The online game Pokemon Go has taken a giant leap outdoors. The impact on gardens in the United States was immediate and not always pleasant.
Roji-en at the Morikami Museum and Gardens in Delray Beach, Florida, immediately took to social media posting photographs of damage to trees and benches. Pleas were made for common sense as The Morikami set out a few ground rules.
“Attention all Pokemon Trainers: As your teams vie for supremacy over each other, we ask you to keep a few ground rules in mind:
“Please be respectful of our property and natural resources. Stay on the designated paths at all times—absolutely no climbing on the trees!
“No vandalism of any kind will be tolerated in the garden.
“Please respect your fellow visitors, which includes refraining from disruptive behavior, such as running or yelling.
“The garden is for everyone; let’s make sure we can all enjoy it!”
Within a few hours of their post, The Morikami had more than 300 comments on Facebook. The perpetrators were located and apologies made.
The Atlanta Botanical Gardens invited Pokemon fans to post their screenshots. “We hear the Garden is a GREAT place to catch ’em all, and we’re super excited to have several Pokéstops as well.” Visitors are encouraged to share screenshots #pokemonGO
The Birmingham (Alabama) Botanical Gardenis having a “Catch ‘Em All” event in the gardens tomorrow (July 15).
At the Frederik Meijer Gardens and Sculpture Park in Grand Rapids, Michigan, the game has obsessed players trespassing at night to gain more points. John VanderHaagen, public relations manager, said Meijer Gardens staff are thrilled that droves of Pokemon Go players are visiting the gardens, as long as it’s during regular hours.
“We do encourage players to be aware of their surroundings and follow our basic rules of not touching the sculpture and staying on pathways and mowed lawn areas only,” he said in an email.
In Hilo, the Hawaii Tribune-Herald ran a font page story today (July 14) that continued to the back page of the front section with many photos by Hollyn Johnson. Just yesterday George DeMello at Sig Zane Designs mentioned the invasion of Lili`uokalani Gardens.

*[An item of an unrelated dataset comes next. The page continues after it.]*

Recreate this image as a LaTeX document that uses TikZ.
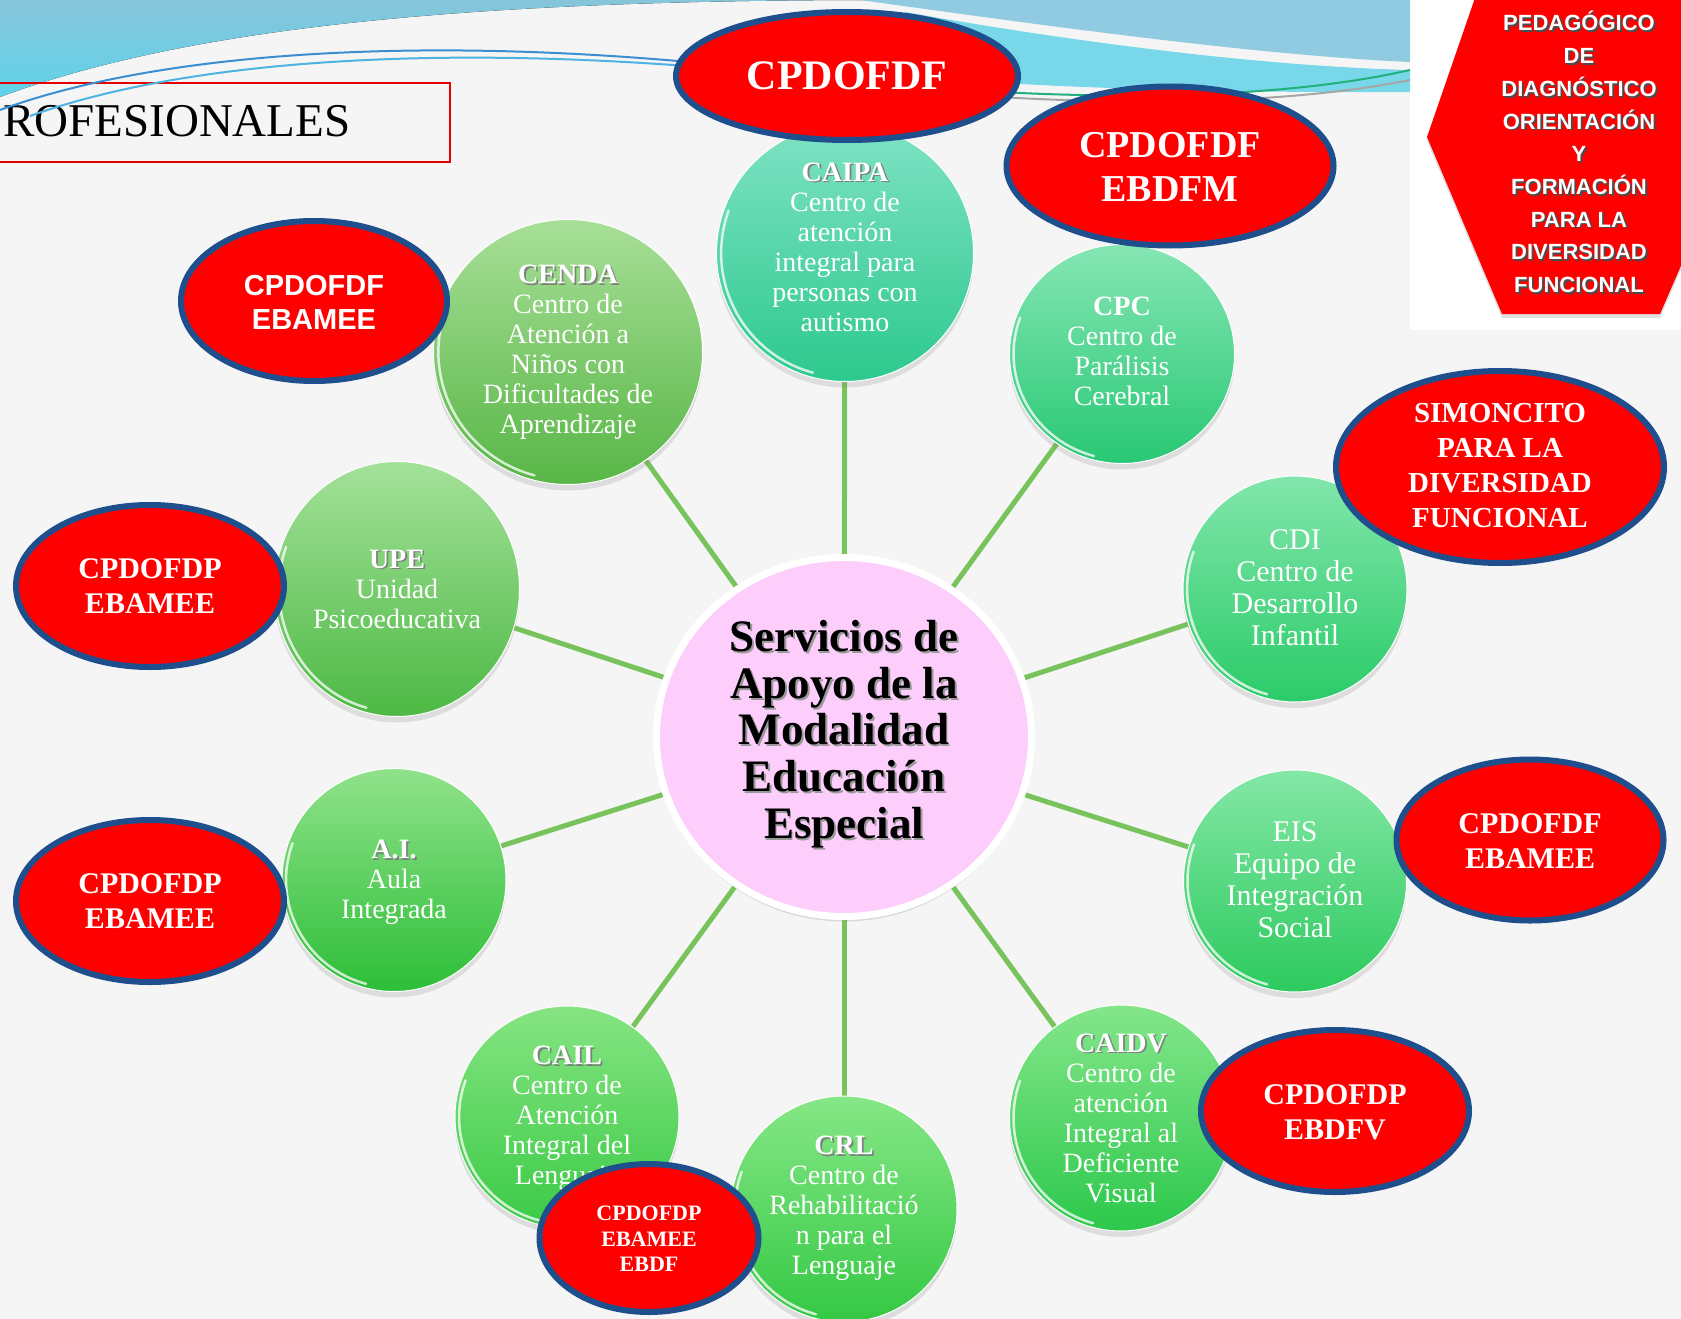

“There’s no place to park and take a walk,” said DeMello. “And the gardens look so lovely.”
Nearby, Banyan Gallery owner Jelena Clay noted an influx of shoppers who were also seeking to capture points in the game.
Have fun, be safe, and respect the gardens.
UPDATE FRIDAY, JULY 15:
A news story from Hawaii News Now published yesterday states that Niantic Inc., the developer of Pokemon Go, says it has corrected a mistake in the app. Users who checked in with iPhones through a Google account found that they were allowing full access to their account information. Niantic says the problem is fixed, but advises users to log out and download the update.
Geocaching games predate Pokemon Go
UPDATE THURSDAY, JULY 21:
Some gardens are making great use of the increased visitor count. Nikka Yuko in Lethbridge, Alberta, Canada, has opened in the evening with two different ticket rates: one for those visiting the gardens and another for those wishing to see a movie also.
UPDATE FRIDAY, JULY 22
On the same day Pokemon Go was released in Japan, Izumo Taisha — one of the oldest and most highly regarded Shinto shrines — announced a ban on drones and on playing Pokemon Go on its grounds and surroundings.
UPDATE: FRIDAY, JULY 28
Hiroshima’s Peace Park reports 30 Pokestops and 3 gyms were in and around an area considered sacred. The city of Hiroshima has asked Pokemon Go’s creators to remove the monsters before the August 6, the annual ceremony of the bombing.